Potential of a Charged Conducting Sphere

  • #1

Homework Statement


A conducting sphere with radius R is charged to voltage V0 (relative to a point an infinite distance from the sphere where the potential is zero). What is the surface charge density σ? Express your answer in terms of the given quantities and ϵ0.

Homework Equations


Electric field on a sphere, E=(1/4πϵ0)*(Q/r^2)
Surface charge density: σ=Q/A, where Q is the charge and A is the area of the surface.
A for a sphere: A=4πr^2

The Attempt at a Solution


I need to find σ and I have Q in two of the equations I replaced A with the area of a sphere, so I get
σ=Q/4πr^2
Then I solved for Q from this, so I have Q=σ4πr^2, now I substitute this into the first equation and solve for σ, so now I have, E=(1/4πϵ0r^2)*(σ4πr^2/r^2), this gives me E*ϵ0, but this is not the correct answers. Does E=V0?
 

Answers and Replies

  • #2
694
114
What do you mean by 0 here? Are you referring to the electric permittivity of free space, ##ε_0## ?
 
  • #3
ehild
Homework Helper
15,510
1,897
Hi Estefania, welcome to PF!


Homework Statement


A conducting sphere with radius R is charged to voltage V0 (relative to a point an infinite distance from the sphere where the potential is zero). What is the surface charge density σ? Express your answer in terms of the given quantities and ϵ0.

Homework Equations


Electric field on a sphere, E=(1/4πϵ0)*(Q/r^2)
Surface charge density: σ=Q/A, where Q is the charge and A is the area of the surface.
A for a sphere: A=4πr^2

The Attempt at a Solution


I need to find σ and I have Q in two of the equations I replaced A with the area of a sphere, so I get
σ=Q/4πr^2
Then I solved for Q from this, so I have Q=σ4πr^2, now I substitute this into the first equation and solve for σ, so now I have, E=(1/4πϵ0r^2)*(σ4πr^2/r^2), this gives me E*ϵ0, but this is not the correct answers. Does E=V0?
You need to give σ in terms of V0 , the potential of the sphere. What is the formula for the potential of a charged sphere ?
 
  • #4
What do you mean by 0 here? Are you referring to the electric permittivity of free space, ##ε_0## ?
Yes, that's what I meant.
 
  • #5
Hi Estefania, welcome to PF!




You need to give σ in terms of V0 , the potential of the sphere.

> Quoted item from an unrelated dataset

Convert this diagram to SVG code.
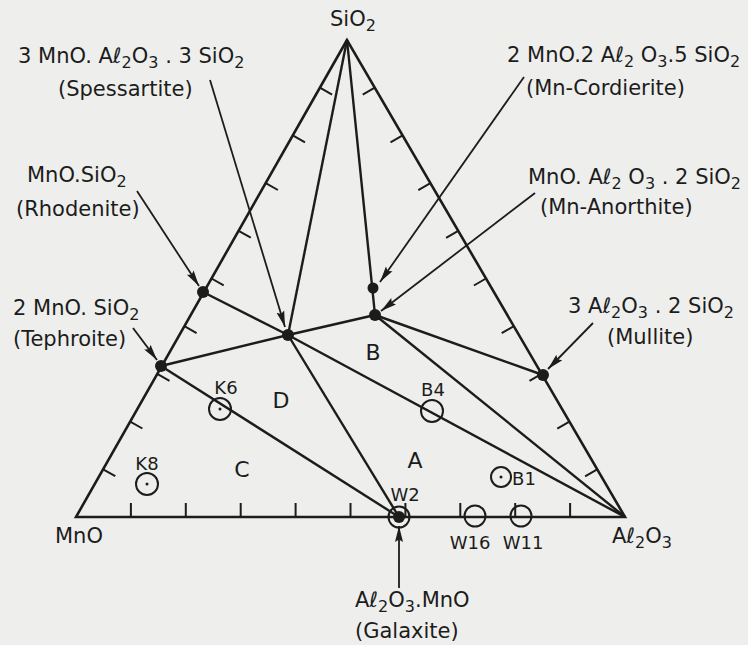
<svg xmlns="http://www.w3.org/2000/svg" width="748" height="645" viewBox="0 0 748 645">
<style>
  text { font-family: "DejaVu Sans", "Liberation Sans", sans-serif; fill: #1c1c1c; }
  .lbl { font-size: 21px; }
  .sub { font-size: 16px; }
  .smp { font-size: 18px; text-anchor: middle; }
  .reg { font-size: 22px; text-anchor: middle; }
  .edge { stroke: #1c1c1c; stroke-width: 2.6; fill: none; stroke-linecap: round; }
  .tick { stroke: #1c1c1c; stroke-width: 2; fill: none; }
  .tie { stroke: #1c1c1c; stroke-width: 2.4; fill: none; }
  .lead { stroke: #1c1c1c; stroke-width: 1.8; fill: none; marker-end: url(#ah); }
  .dot { fill: #1c1c1c; }
  .ring { fill: none; stroke: #1c1c1c; stroke-width: 2; }
</style>
<defs>
  <marker id="ah" markerWidth="17" markerHeight="10" refX="16" refY="4.5" orient="auto" markerUnits="userSpaceOnUse">
    <path d="M0,0.5 L16,4.5 L0,8.5 L2.5,4.5 z" fill="#1c1c1c"/>
  </marker>
</defs>
<rect width="748" height="645" fill="#eeefec"/>

<g id="triangle">
  <path class="edge" d="M347,40 L76,517 L625,517 Z"/>
  <path class="tick" d="M130.9,517 v-14 M185.8,517 v-14 M240.7,517 v-14 M295.6,517 v-14 M350.5,517 v-14 M405.4,517 v-14 M460.3,517 v-14 M515.2,517 v-14 M570.1,517 v-14"/>
  <path class="tick" d="M103.1,469.3 l12.2,6.9 M130.2,421.6 l12.2,6.9 M157.3,373.9 l12.2,6.9 M184.4,326.2 l12.2,6.9 M211.5,278.5 l12.2,6.9 M238.6,230.8 l12.2,6.9 M265.7,183.1 l12.2,6.9 M292.8,135.4 l12.2,6.9 M319.9,87.7 l12.2,6.9"/>
  <path class="tick" d="M374.8,87.7 l-12.1,7 M402.6,135.4 l-12.1,7 M430.4,183.1 l-12.1,7 M458.2,230.8 l-12.1,7 M486,278.5 l-12.1,7 M513.8,326.2 l-12.1,7 M541.6,373.9 l-12.1,7 M569.4,421.6 l-12.1,7 M597.2,469.3 l-12.1,7"/>
</g>

<g id="connectors">
  <line class="tie" x1="347" y1="40" x2="375" y2="315"/>
  <line class="tie" x1="347" y1="40" x2="288" y2="335"/>
  <line class="tie" x1="203" y1="292" x2="288" y2="335"/>
  <line class="tie" x1="161" y1="366" x2="288" y2="335"/>
  <line class="tie" x1="288" y1="335" x2="375" y2="315"/>
  <line class="tie" x1="375" y1="315" x2="543" y2="375"/>
  <line class="tie" x1="161" y1="366" x2="399" y2="517"/>
  <line class="tie" x1="288" y1="335" x2="399" y2="517"/>
  <line class="tie" x1="288" y1="335" x2="625" y2="517"/>
  <line class="tie" x1="375" y1="315" x2="625" y2="517"/>
  <line class="lead" x1="210" y1="80" x2="285" y2="327"/>
  <line class="lead" x1="137" y1="191" x2="199" y2="286"/>
  <line class="lead" x1="133" y1="328" x2="157" y2="360"/>
  <line class="lead" x1="524" y1="77" x2="380" y2="282"/>
  <line class="lead" x1="535" y1="193" x2="381" y2="311"/>
  <line class="lead" x1="593" y1="323" x2="548" y2="369"/>
  <line class="lead" x1="399" y1="588" x2="399" y2="526"/>
</g>

<g id="node-sio2">
  <text class="lbl" x="330" y="26">SiO<tspan class="sub" dy="5">2</tspan></text>
</g>
<g id="node-mno">
  <text class="lbl" x="55" y="543">MnO</text>
</g>
<g id="node-al2o3">
  <text class="lbl" x="612" y="543">Aℓ<tspan class="sub" dy="5">2</tspan><tspan dy="-5">O</tspan><tspan class="sub" dy="5">3</tspan></text>
</g>

<g id="node-spessartite">
  <circle class="dot" cx="288" cy="335" r="6"/>
  <text class="lbl" x="18" y="63">3 MnO. Aℓ<tspan class="sub" dy="5">2</tspan><tspan dy="-5">O</tspan><tspan class="sub" dy="5">3</tspan><tspan dy="-5"> . 3 SiO</tspan><tspan class="sub" dy="5">2</tspan></text>
  <text class="lbl" x="58" y="96">(Spessartite)</text>
</g>
<g id="node-cordierite">
  <circle class="dot" cx="373" cy="288" r="5.5"/>
  <text class="lbl" x="507" y="62">2 MnO.2 Aℓ<tspan class="sub" dy="5">2</tspan><tspan dy="-5"> O</tspan><tspan class="sub" dy="5">3</tspan><tspan dy="-5">.5 SiO</tspan><tspan class="sub" dy="5">2</tspan></text>
  <text class="lbl" x="526" y="95">(Mn-Cordierite)</text>
</g>
<g id="node-rhodonite">
  <circle class="dot" cx="203" cy="292" r="6"/>
  <text class="lbl" x="27" y="182">MnO.SiO<tspan class="sub" dy="5">2</tspan></text>
  <text class="lbl" x="16" y="216">(Rhodenite)</text>
</g>
<g id="node-anorthite">
  <circle class="dot" cx="375" cy="315" r="6"/>
  <text class="lbl" x="528" y="184">MnO. Aℓ<tspan class="sub" dy="5">2</tspan><tspan dy="-5"> O</tspan><tspan class="sub" dy="5">3</tspan><tspan dy="-5"> . 2 SiO</tspan><tspan class="sub" dy="5">2</tspan></text>
  <text class="lbl" x="540" y="214">(Mn-Anorthite)</text>
</g>
<g id="node-tephroite">
  <circle class="dot" cx="161" cy="366" r="6"/>
  <text class="lbl" x="13" y="315">2 MnO. SiO<tspan class="sub" dy="5">2</tspan></text>
  <text class="lbl" x="13" y="346">(Tephroite)</text>
</g>
<g id="node-mullite">
  <circle class="dot" cx="543" cy="375" r="6"/>
  <text class="lbl" x="568" y="313">3 Aℓ<tspan class="sub" dy="5">2</tspan><tspan dy="-5">O</tspan><tspan class="sub" dy="5">3</tspan><tspan dy="-5"> . 2 SiO</tspan><tspan class="sub" dy="5">2</tspan></text>
  <text class="lbl" x="607" y="344">(Mullite)</text>
</g>
<g id="node-galaxite">
  <circle class="ring" cx="399" cy="517" r="10.5"/>
  <circle class="dot" cx="399" cy="517" r="6"/>
  <text class="smp" x="405" y="501">W2</text>
  <text class="lbl" x="355" y="607">Aℓ<tspan class="sub" dy="5">2</tspan><tspan dy="-5">O</tspan><tspan class="sub" dy="5">3</tspan><tspan dy="-5">.MnO</tspan></text>
  <text class="lbl" x="355" y="638">(Galaxite)</text>
</g>

<g id="sample-k6">
  <circle class="ring" cx="220" cy="409" r="11"/>
  <circle class="dot" cx="220" cy="409" r="1.5"/>
  <text class="smp" x="226" y="394">K6</text>
</g>
<g id="sample-k8">
  <circle class="ring" cx="147" cy="484" r="11"/>
  <circle class="dot" cx="147" cy="484" r="1.5"/>
  <text class="smp" x="147" y="470">K8</text>
</g>
<g id="sample-b4">
  <circle class="ring" cx="432" cy="411" r="11"/>
  <text class="smp" x="433" y="396">B4</text>
</g>
<g id="sample-b1">
  <circle class="ring" cx="501" cy="477" r="10"/>
  <circle class="dot" cx="501" cy="477" r="1.5"/>
  <text class="smp" x="524" y="485">B1</text>
</g>
<g id="sample-w16">
  <circle class="ring" cx="475" cy="516" r="10.5"/>
  <text class="smp" x="470" y="549">W16</text>
</g>
<g id="sample-w11">
  <circle class="ring" cx="521" cy="516" r="10.5"/>
  <text class="smp" x="523" y="549">W11</text>
</g>

<g id="regions">
  <text class="reg" x="281" y="408">D</text>
  <text class="reg" x="242" y="477">C</text>
  <text class="reg" x="415" y="468">A</text>
  <text class="reg" x="373" y="360">B</text>
</g>
</svg>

What is the formula for the potential of a charged sphere ?
The potential is given by V=Q/4pi*epsilon naught*r, so I would use this equation and set V0 equal to this?
 
  • #6
ehild
Homework Helper
15,510
1,897
The potential is given by V=Q/4pi*epsilon naught*r, so I would use this equation and set V0 equal to this?
Yes, ##V_0=\frac{Q}{4\pi\epsilon_0 r}## . (Use parentheses!)
Find Q from this.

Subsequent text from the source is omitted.